- Born: 11 December 1979 (age 46) Burgas, Bulgaria
- Height: 172 cm (5 ft 8 in)

Gymnastics career
- Discipline: Rhythmic gymnastics
- Country represented: Bulgaria
- Club: Chernomore
- Retired: yes

= Proletina Kalcheva =

Bulgarian gymnast (born 1979)

Proletina Kalcheva (Bulgarian: Пролетина Калчева; born 11 December 1979) is a Bulgarian retired rhythmic gymnast. She represented Bulgaria in international competitions.

== Personal life ==
She married Konstantin Nikolov. In 2008 they had a daughter, Elena, who also practice rhythmic gymnastics and was a mascot at the 2018 World Championships in Sofia.

== Career ==
Kalcheva began training in rhythmic gymnastics at the Burgas club Chernomorets. She was a member of the national team for six years and trained with Julia Baicheva, Iliana Raeva and Neshka Robeva.

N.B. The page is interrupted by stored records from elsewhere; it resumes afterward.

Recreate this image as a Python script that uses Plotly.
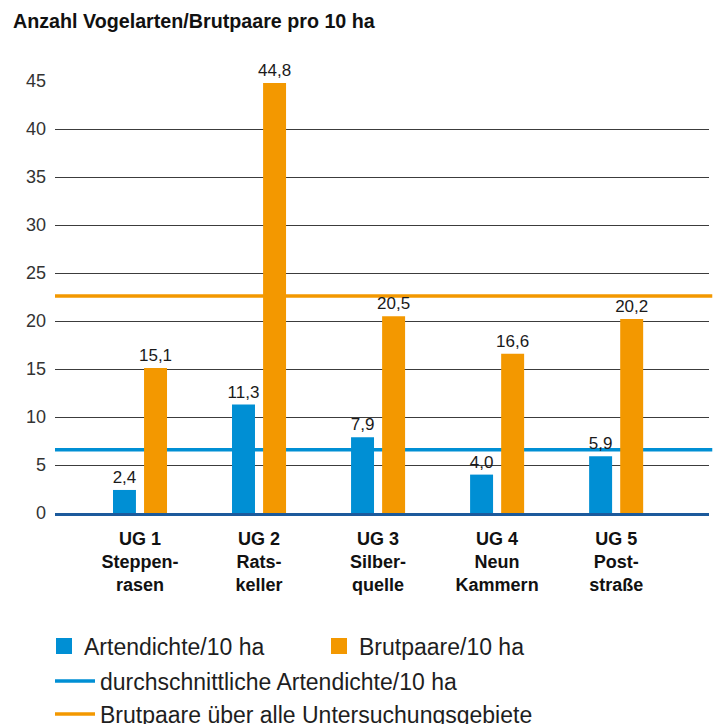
import plotly.graph_objects as go

# Untersuchungsgebiete (UG) und Messwerte je 10 ha
gebiete = [
    "UG 1<br>Steppen-<br>rasen",
    "UG 2<br>Rats-<br>keller",
    "UG 3<br>Silber-<br>quelle",
    "UG 4<br>Neun<br>Kammern",
    "UG 5<br>Post-<br>straße",
]
artendichte = [2.4, 11.3, 7.9, 4.0, 5.9]
brutpaare = [15.1, 44.8, 20.5, 16.6, 20.2]

# Referenzlinien
mittel_artendichte = 6.6
mittel_brutpaare = 22.6

y_ticks = [0, 5, 10, 15, 20, 25, 30, 35, 40, 45]

BLUE = "#008fd4"
ORANGE = "#f39800"
AXIS_BLUE = "#1c5a9c"
FONT = "Liberation Sans, Arial, sans-serif"

pos = list(range(len(gebiete)))

fig = go.Figure()

label_font = dict(family=FONT, size=17, color="#1a1a1a")

fig.add_bar(
    x=pos, y=artendichte, width=0.193, offset=-0.227,
    marker=dict(color=BLUE, line=dict(width=0)),
    texttemplate="%{y:.1f}", textposition="outside", textfont=label_font,
    constraintext="none", cliponaxis=False, showlegend=False,
    name="Artendichte/10 ha",
)
fig.add_bar(
    x=pos, y=brutpaare, width=0.193, offset=0.034,
    marker=dict(color=ORANGE, line=dict(width=0)),
    texttemplate="%{y:.1f}", textposition="outside", textfont=label_font,
    constraintext="none", cliponaxis=False, showlegend=False,
    name="Brutpaare/10 ha",
)

# Legendeneinträge für die Balken (quadratische Symbole)
fig.add_scatter(
    x=[None], y=[None], mode="markers", name="Artendichte/10 ha",
    marker=dict(symbol="square", size=17, color=BLUE), legend="legend",
)
fig.add_scatter(
    x=[None], y=[None], mode="markers", name="Brutpaare/10 ha",
    marker=dict(symbol="square", size=17, color=ORANGE), legend="legend",
)

# Horizontale Durchschnittslinien
fig.add_shape(
    type="line", xref="paper", x0=0, x1=1.005,
    y0=mittel_artendichte, y1=mittel_artendichte,
    line=dict(color=BLUE, width=3.5), layer="between",
    showlegend=True, legend="legend2",
    name="durchschnittliche Artendichte/10 ha",
)
fig.add_shape(
    type="line", xref="paper", x0=0, x1=1.005,
    y0=mittel_brutpaare, y1=mittel_brutpaare,
    line=dict(color=ORANGE, width=3.5), layer="between",
    showlegend=True, legend="legend3",
    name="Brutpaare über alle Untersuchungsgebiete",
)

legend_font = dict(family=FONT, size=23, color="#1e1e1e")
common_legend = dict(
    xref="container", yref="container", xanchor="left", yanchor="middle",
    font=legend_font, bgcolor="rgba(0,0,0,0)", borderwidth=0,
    itemsizing="trace", itemclick=False, itemdoubleclick=False,
)

fig.update_layout(
    width=716, height=724,
    margin=dict(l=55, r=7, t=81, b=211, pad=0, autoexpand=False),
    paper_bgcolor="white", plot_bgcolor="white",
    separators=", ",
    font=dict(family=FONT, color="#1a1a1a"),
    title=dict(
        text="<b>Anzahl Vogelarten/Brutpaare pro 10 ha</b>",
        font=dict(family=FONT, size=19.7, color="#111"),
        xref="container", yref="container",
        x=13 / 716, xanchor="left", y=1 - 21 / 724, yanchor="middle",
    ),
    barmode="overlay",
    legend=dict(common_legend, orientation="h", x=44 / 716, y=1 - 646 / 724,
                entrywidth=230, entrywidthmode="pixels"),
    legend2=dict(common_legend, x=50 / 716, y=1 - 681 / 724, itemwidth=40),
    legend3=dict(common_legend, x=50 / 716, y=1 - 714 / 724, itemwidth=40),
    xaxis=dict(
        range=[-0.714, 4.78], tickvals=pos, ticktext=gebiete,
        tickfont=dict(family=FONT, size=18, color="#111", weight="bold"),
        showgrid=False, zeroline=False,
        showline=True, linecolor=AXIS_BLUE, linewidth=3,
        ticks="", ticklabelstandoff=7, fixedrange=True, tickangle=0,
    ),
    yaxis=dict(
        range=[0, 45], tickvals=y_ticks,
        tickfont=dict(family=FONT, size=18, color="#333"),
        showgrid=True, gridcolor="#3c3c3c", gridwidth=1,
        zeroline=False, showline=False, ticks="",
        ticklabelstandoff=8, fixedrange=True,
    ),
)

fig.write_html("out.html")
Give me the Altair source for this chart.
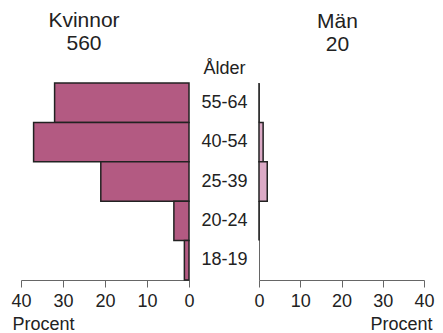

In 1999 she became the individual champion of Bulgaria. The same year she won the Julieta Shishmanova international tournament. In May she competed at the European Championships in Budapest, being 14th overall. In October she was selected for the World Championships in Osaka, being 6th in teams along Victoria Danova and Teodora Alexandrova.

In 2000 she became the captain of the Bulgarian senior group, in September she competed in the Olympic Games in Sydney alongGabriela Atanasova, Zhaneta Ilieva, Eleonora Kezhova, Galina Marinova and Kristina Rangelova. In Australia the group placed 6th in the preliminaries and 7th in the final.

After the Olympics Kalcheva ended her competitive career, and was named as the most important athlete of the century from the city of Burgas. She left for Spain, where she founded her own rhythmic gymnastics club "Primavera", and trained talents for 20 years. Since 2019 she started working in her childhood club Chernomorets as a coach.

In November 2022 she participated in a celebratory event for the 70th anniversary of the Bulgarian Rhythmic Gymnastics Federation.